%%

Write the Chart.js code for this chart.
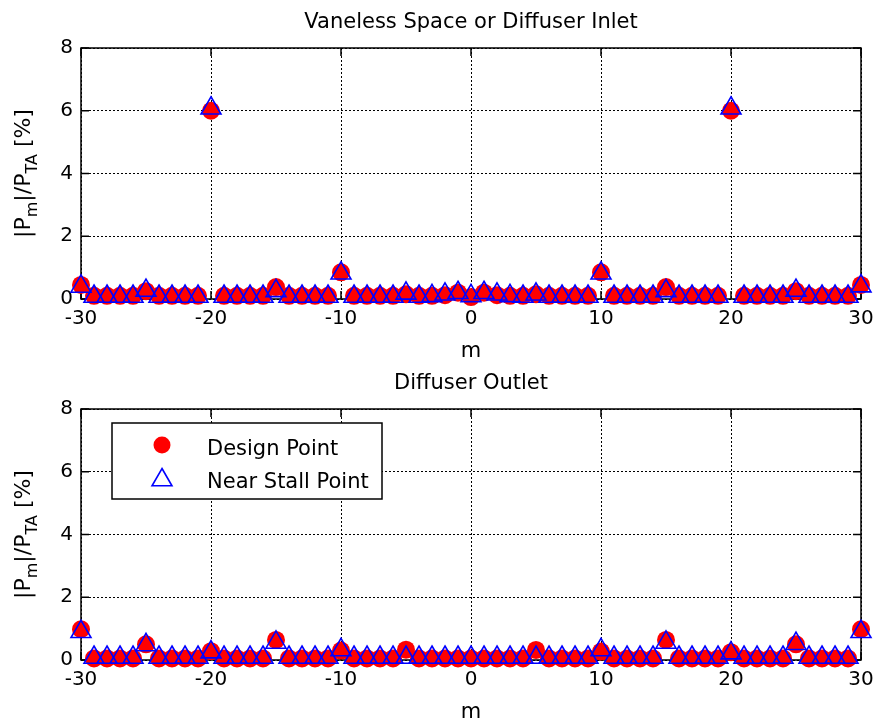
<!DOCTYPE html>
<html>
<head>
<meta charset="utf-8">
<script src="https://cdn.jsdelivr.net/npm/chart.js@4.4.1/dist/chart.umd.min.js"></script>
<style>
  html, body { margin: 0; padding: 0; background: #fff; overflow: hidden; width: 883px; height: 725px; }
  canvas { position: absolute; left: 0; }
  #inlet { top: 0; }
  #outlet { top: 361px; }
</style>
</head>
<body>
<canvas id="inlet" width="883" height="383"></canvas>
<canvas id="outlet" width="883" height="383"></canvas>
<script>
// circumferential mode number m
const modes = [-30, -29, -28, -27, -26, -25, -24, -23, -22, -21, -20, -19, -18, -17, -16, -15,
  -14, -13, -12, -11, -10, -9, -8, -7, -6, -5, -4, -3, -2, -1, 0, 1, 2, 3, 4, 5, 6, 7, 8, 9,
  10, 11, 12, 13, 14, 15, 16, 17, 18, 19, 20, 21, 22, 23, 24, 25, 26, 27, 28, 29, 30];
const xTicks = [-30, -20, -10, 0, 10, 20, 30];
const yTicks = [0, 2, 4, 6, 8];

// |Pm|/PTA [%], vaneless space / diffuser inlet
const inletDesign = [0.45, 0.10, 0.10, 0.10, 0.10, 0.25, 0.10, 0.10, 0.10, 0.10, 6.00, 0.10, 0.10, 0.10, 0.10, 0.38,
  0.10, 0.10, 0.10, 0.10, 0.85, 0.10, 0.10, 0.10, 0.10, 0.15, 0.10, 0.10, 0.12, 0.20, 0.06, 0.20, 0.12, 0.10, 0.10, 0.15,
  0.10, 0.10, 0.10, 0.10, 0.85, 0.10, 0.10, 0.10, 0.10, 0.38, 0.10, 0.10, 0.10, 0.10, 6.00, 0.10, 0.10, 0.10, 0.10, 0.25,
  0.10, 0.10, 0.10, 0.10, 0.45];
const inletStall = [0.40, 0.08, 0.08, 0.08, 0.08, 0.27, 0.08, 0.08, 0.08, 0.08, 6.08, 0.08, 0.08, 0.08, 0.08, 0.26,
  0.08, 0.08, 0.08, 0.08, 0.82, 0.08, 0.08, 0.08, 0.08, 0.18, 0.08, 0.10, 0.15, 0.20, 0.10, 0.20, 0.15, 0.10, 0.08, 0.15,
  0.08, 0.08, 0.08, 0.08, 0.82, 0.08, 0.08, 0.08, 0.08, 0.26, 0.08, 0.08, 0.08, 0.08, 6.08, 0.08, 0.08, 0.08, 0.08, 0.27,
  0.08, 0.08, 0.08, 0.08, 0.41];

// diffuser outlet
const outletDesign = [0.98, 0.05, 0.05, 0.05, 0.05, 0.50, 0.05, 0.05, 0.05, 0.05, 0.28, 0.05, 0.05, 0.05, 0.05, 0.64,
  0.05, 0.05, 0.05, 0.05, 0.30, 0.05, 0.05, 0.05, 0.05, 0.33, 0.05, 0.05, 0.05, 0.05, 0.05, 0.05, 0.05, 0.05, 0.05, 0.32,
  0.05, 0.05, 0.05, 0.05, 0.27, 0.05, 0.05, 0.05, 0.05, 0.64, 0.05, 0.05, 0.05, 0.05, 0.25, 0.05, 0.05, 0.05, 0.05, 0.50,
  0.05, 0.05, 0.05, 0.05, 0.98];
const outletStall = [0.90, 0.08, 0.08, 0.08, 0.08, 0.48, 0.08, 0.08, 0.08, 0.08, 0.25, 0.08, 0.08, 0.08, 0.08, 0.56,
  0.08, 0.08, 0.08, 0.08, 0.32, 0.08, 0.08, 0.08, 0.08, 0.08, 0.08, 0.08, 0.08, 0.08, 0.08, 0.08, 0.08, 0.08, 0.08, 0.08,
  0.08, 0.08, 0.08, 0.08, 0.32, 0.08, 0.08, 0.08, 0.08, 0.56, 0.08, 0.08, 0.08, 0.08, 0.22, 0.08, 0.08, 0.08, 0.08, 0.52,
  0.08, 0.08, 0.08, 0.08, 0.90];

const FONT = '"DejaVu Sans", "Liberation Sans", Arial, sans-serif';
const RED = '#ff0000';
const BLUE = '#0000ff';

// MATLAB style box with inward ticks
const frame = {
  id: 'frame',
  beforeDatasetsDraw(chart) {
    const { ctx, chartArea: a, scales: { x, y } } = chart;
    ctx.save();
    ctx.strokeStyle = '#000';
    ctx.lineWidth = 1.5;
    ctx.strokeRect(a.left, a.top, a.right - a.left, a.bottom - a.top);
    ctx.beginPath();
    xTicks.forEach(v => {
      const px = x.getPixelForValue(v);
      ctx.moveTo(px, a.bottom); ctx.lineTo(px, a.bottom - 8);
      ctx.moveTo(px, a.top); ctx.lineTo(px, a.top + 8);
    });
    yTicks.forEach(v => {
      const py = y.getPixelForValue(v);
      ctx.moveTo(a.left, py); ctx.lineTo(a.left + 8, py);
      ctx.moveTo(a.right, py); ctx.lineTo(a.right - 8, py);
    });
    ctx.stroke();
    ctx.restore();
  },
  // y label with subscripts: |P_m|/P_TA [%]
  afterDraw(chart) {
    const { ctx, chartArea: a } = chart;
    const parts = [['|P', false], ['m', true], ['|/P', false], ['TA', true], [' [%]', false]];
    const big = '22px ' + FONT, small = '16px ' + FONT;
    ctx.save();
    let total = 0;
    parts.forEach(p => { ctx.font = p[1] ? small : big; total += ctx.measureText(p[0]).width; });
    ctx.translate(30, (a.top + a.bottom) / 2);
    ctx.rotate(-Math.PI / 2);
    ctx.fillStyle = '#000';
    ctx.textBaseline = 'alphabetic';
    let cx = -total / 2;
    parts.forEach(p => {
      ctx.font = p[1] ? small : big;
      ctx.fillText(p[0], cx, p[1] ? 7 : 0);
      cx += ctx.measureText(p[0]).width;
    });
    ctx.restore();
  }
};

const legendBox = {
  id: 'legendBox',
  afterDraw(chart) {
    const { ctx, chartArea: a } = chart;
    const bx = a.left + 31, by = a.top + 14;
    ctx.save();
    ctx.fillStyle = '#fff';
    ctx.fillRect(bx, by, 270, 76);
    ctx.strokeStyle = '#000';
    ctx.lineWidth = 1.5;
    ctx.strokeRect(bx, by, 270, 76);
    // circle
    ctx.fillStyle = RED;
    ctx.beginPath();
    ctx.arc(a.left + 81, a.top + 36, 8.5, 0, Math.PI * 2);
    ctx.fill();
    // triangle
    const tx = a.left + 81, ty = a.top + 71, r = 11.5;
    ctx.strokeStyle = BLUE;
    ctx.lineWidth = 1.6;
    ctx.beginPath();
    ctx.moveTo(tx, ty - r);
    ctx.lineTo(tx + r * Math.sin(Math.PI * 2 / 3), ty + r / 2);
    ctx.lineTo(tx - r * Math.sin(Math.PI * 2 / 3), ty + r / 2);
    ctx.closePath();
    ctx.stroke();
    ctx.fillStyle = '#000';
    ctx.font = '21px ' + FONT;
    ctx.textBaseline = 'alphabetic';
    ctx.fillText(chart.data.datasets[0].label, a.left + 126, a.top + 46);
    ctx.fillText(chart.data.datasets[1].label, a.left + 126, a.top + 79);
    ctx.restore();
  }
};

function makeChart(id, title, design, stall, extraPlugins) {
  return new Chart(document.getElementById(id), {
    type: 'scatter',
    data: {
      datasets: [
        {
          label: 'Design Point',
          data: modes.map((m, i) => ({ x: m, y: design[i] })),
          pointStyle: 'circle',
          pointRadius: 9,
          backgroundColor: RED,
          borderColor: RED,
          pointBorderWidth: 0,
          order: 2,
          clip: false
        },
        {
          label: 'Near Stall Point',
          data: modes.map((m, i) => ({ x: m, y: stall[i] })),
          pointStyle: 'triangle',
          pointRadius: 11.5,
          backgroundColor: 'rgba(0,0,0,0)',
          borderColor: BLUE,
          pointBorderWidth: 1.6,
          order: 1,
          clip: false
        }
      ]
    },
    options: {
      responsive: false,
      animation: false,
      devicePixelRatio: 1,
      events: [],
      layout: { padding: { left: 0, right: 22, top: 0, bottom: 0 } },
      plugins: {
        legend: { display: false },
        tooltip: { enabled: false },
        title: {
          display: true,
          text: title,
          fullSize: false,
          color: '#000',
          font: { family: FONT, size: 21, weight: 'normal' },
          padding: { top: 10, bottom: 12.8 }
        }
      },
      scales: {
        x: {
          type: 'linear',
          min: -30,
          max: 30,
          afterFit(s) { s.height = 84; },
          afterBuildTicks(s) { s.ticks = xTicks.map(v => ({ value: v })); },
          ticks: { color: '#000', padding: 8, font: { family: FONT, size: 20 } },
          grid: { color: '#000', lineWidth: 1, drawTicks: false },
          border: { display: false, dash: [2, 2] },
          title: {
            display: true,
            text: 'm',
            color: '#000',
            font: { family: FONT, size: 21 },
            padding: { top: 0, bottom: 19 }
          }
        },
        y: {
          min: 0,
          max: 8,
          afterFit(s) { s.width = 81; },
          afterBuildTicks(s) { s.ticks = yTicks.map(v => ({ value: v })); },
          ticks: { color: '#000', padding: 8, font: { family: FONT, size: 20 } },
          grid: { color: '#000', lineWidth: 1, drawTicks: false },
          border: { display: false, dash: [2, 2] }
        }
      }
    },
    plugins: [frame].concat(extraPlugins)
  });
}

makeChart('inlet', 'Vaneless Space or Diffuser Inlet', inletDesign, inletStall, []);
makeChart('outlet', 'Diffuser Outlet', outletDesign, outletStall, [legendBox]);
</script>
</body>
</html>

%%

Exercise brief → Please restate the material above line by line, exactly, beginning at its first line and ending with the line that contains "0.08, 0.08, 0.08, 0.08, 0.41];", without any pictures.

Task output →
Write the Chart.js code for this chart.
<!DOCTYPE html>
<html>
<head>
<meta charset="utf-8">
<script src="https://cdn.jsdelivr.net/npm/chart.js@4.4.1/dist/chart.umd.min.js"></script>
<style>
  html, body { margin: 0; padding: 0; background: #fff; overflow: hidden; width: 883px; height: 725px; }
  canvas { position: absolute; left: 0; }
  #inlet { top: 0; }
  #outlet { top: 361px; }
</style>
</head>
<body>
<canvas id="inlet" width="883" height="383"></canvas>
<canvas id="outlet" width="883" height="383"></canvas>
<script>
// circumferential mode number m
const modes = [-30, -29, -28, -27, -26, -25, -24, -23, -22, -21, -20, -19, -18, -17, -16, -15,
  -14, -13, -12, -11, -10, -9, -8, -7, -6, -5, -4, -3, -2, -1, 0, 1, 2, 3, 4, 5, 6, 7, 8, 9,
  10, 11, 12, 13, 14, 15, 16, 17, 18, 19, 20, 21, 22, 23, 24, 25, 26, 27, 28, 29, 30];
const xTicks = [-30, -20, -10, 0, 10, 20, 30];
const yTicks = [0, 2, 4, 6, 8];

// |Pm|/PTA [%], vaneless space / diffuser inlet
const inletDesign = [0.45, 0.10, 0.10, 0.10, 0.10, 0.25, 0.10, 0.10, 0.10, 0.10, 6.00, 0.10, 0.10, 0.10, 0.10, 0.38,
  0.10, 0.10, 0.10, 0.10, 0.85, 0.10, 0.10, 0.10, 0.10, 0.15, 0.10, 0.10, 0.12, 0.20, 0.06, 0.20, 0.12, 0.10, 0.10, 0.15,
  0.10, 0.10, 0.10, 0.10, 0.85, 0.10, 0.10, 0.10, 0.10, 0.38, 0.10, 0.10, 0.10, 0.10, 6.00, 0.10, 0.10, 0.10, 0.10, 0.25,
  0.10, 0.10, 0.10, 0.10, 0.45];
const inletStall = [0.40, 0.08, 0.08, 0.08, 0.08, 0.27, 0.08, 0.08, 0.08, 0.08, 6.08, 0.08, 0.08, 0.08, 0.08, 0.26,
  0.08, 0.08, 0.08, 0.08, 0.82, 0.08, 0.08, 0.08, 0.08, 0.18, 0.08, 0.10, 0.15, 0.20, 0.10, 0.20, 0.15, 0.10, 0.08, 0.15,
  0.08, 0.08, 0.08, 0.08, 0.82, 0.08, 0.08, 0.08, 0.08, 0.26, 0.08, 0.08, 0.08, 0.08, 6.08, 0.08, 0.08, 0.08, 0.08, 0.27,
  0.08, 0.08, 0.08, 0.08, 0.41];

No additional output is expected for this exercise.